The moment that one company will finally discover the right physics to Q>1, than everyone else will adapt and we will suddenly find ourselves surrounded by plenty of viable fusion machines technologies.
If we don't scale into uncharted areas: How will we ever find the apporach that works? I think most of us are keenly aware that this is a test shot that have a fair chance of failing.

But what other options are there?

40 million dollars may seem a lot of money, but in hindsight it will look like peanuts and well worth a try.
I think you misunderstood what I am saying. I am all in for pushing into uncharted areas before anything else.

My meaning was that if a company is building something based on extrapolations from previous results, they should not expect that those results will extrapolate and hold true as planned, but should always have a plan B to move on if (when) they will hit the roadblock.
If I was in charge of financing these companies I would not give them only 40 millions, I would give them double the amount to prepare also alternative experiments based on the assumptions that their actual models might be wrong. Not doing this will put them at risk to meet the same fate of every other company in the last 40 years of fusion research.

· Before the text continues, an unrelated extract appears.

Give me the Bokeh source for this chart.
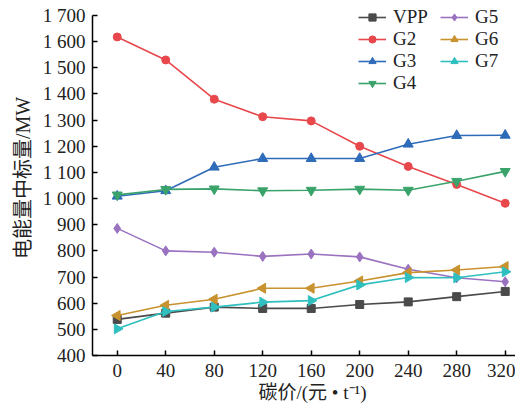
import numpy as np
from bokeh.plotting import figure
from bokeh.models import Legend, LegendItem, FixedTicker, Range1d, Title
from bokeh.embed import file_html
from bokeh.resources import INLINE

# ---- data ----
carbon_price = [0, 40, 80, 120, 160, 200, 240, 280, 320]
VPP = [538, 562, 585, 580, 580, 595, 605, 625, 645]
G2 = [1618, 1530, 1380, 1313, 1297, 1200, 1123, 1054, 982]
G3 = [1009, 1030, 1120, 1153, 1153, 1153, 1208, 1241, 1242]
G4 = [1014, 1035, 1037, 1030, 1032, 1036, 1032, 1066, 1104]
G5 = [886, 800, 795, 779, 788, 777, 730, 697, 682]
G6 = [553, 592, 615, 657, 657, 685, 717, 727, 740]
G7 = [502, 568, 585, 604, 610, 670, 698, 697, 720]

x_ticks = [0, 40, 80, 120, 160, 200, 240, 280, 320]
y_ticks = [400, 500, 600, 700, 800, 900, 1000, 1100, 1200, 1300, 1400, 1500, 1600, 1700]
y_tick_labels = ["400", "500", "600", "700", "800", "900", "1 000", "1 100",
                 "1 200", "1 300", "1 400", "1 500", "1 600", "1 700"]

series_names = ["VPP", "G2", "G3", "G4", "G5", "G6", "G7"]
series_values = [VPP, G2, G3, G4, G5, G6, G7]
series_colors = ["#4a4a4a", "#e8484c", "#2e6bb8", "#3aa36b", "#9a72c0", "#c8922e", "#2fbfbf"]
series_markers = ["square", "circle", "triangle", "inverted_triangle", "diamond", "triangle", "triangle"]
series_angles = [0, 0, 0, 0, 0, np.pi / 2, -np.pi / 2]
series_sizes = [8, 8, 10, 10, 10, 10, 10]

FONT = "Liberation Serif, Noto Sans CJK SC"

# frame: top at 0 (range extended above 1700 so the legend is not clipped), axis drawn to 1700 only
p = figure(width=515, height=408, x_range=Range1d(-20.4, 328.5), y_range=Range1d(400, 1757.35),
           output_backend="svg", toolbar_location=None,
           min_border_left=92, min_border_right=0, min_border_top=0, min_border_bottom=53)
p.outline_line_color = None
p.grid.visible = False
p.background_fill_color = "white"
p.border_fill_color = "white"

items = []
for name, vals, col, mk, ang, sz in zip(series_names, series_values, series_colors,
                                        series_markers, series_angles, series_sizes):
    r1 = p.line(carbon_price, vals, line_color=col, line_width=1.6)
    r2 = p.scatter(carbon_price, vals, marker=mk, angle=ang, size=sz,
                   fill_color=col, line_color=col)
    items.append(LegendItem(label=name, renderers=[r1, r2]))

# axes
for ax in (p.xaxis[0], p.yaxis[0]):
    ax.axis_line_color = "black"
    ax.axis_line_width = 1.5
    ax.major_tick_line_color = "black"
    ax.major_tick_line_width = 1.5
    ax.major_tick_in = 5
    ax.major_tick_out = 0
    ax.minor_tick_line_color = None
    ax.major_label_text_font = FONT
    ax.major_label_text_font_size = "19px"
    ax.major_label_text_color = "#222222"

p.xaxis.ticker = FixedTicker(ticks=x_ticks)
p.xaxis.major_label_standoff = 8
p.yaxis.ticker = FixedTicker(ticks=y_ticks)
p.yaxis.bounds = (400, 1700)
p.yaxis.major_label_overrides = {t: l for t, l in zip(y_ticks, y_tick_labels)}
p.yaxis.major_label_standoff = 7
p.yaxis.axis_label = "电能量中标量/MW"
p.yaxis.axis_label_text_font = FONT
p.yaxis.axis_label_text_font_size = "20px"
p.yaxis.axis_label_text_font_style = "normal"
p.yaxis.axis_label_text_color = "#222222"
p.yaxis.axis_label_standoff = 6

xtitle = Title(text="碳价/(元 • t⁻¹)", align="left", offset=166,
               text_font=FONT, text_font_size="19px", text_font_style="normal",
               text_color="#222222", standoff=0)
p.add_layout(xtitle, "below")

# legends
def make_legend(its, loc):
    lg = Legend(items=its, location=loc, orientation="vertical")
    lg.background_fill_alpha = 0
    lg.border_line_color = None
    lg.padding = 0
    lg.margin = 0
    lg.spacing = 0
    lg.glyph_width = 28
    lg.glyph_height = 18
    lg.label_height = 18
    lg.label_standoff = 7
    lg.label_text_font = FONT
    lg.label_text_font_size = "19px"
    lg.label_text_color = "#222222"
    return lg

p.add_layout(make_legend(items[:4], (266, 261)))
p.add_layout(make_legend(items[4:], (348, 283)))

open("out.html", "w").write(file_html(p, INLINE))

This industry is lacking a "what if I am wrong" mentality and this is not something healthy for any attempt to a technological evolution.


Munchausen wrote:
Tue Nov 22, 2022 1:00 pm
As I have understood, the mainstream opinion is that the traditional approaches (tokamaks) have a very good chance of demonstrating a signifikant energy release once modern superconcductors have been used and the magnetic field doubled.
mvanwink5 wrote:
Tue Nov 22, 2022 2:44 pm
I cannot understand why Tokamak proponents focus on Q>1 when that is not their issue. Tokamak's issue is first wall (size is being addressed by new designs, but those designs exacerbate the first wall problem). ZAP by design (and others) dodge the issue of the first wall.
Indeed,tokamak real issue for a commercial exploitation lies in the first wall limits that they still need to overcome and that they are nowhere near to solve. The whole ITER first wall saga in the last 20 years has been pretty amazing to follow.....
Anyhow I am pretty skeptical that ITER will ever be able to reach any major fusion milestone of their roadmap, so first wall will probably never become an issue for them. A Spheromak or a Rotamak might reach those goals, but based on actual plasma understanding I doubt a tokamak ever will.
Actually, maybe with magnetic field doubled (as you suggest) they might, but in that case there will be also plenty of better solutions.

ZAP (if successful) will of course be the holy grail of simplicity for our actual technological level. They have already been able to overcome a potential roadblock in the past so hopefully they will keep the same mentality and prove the technology.
A society of dogmas is a dead society.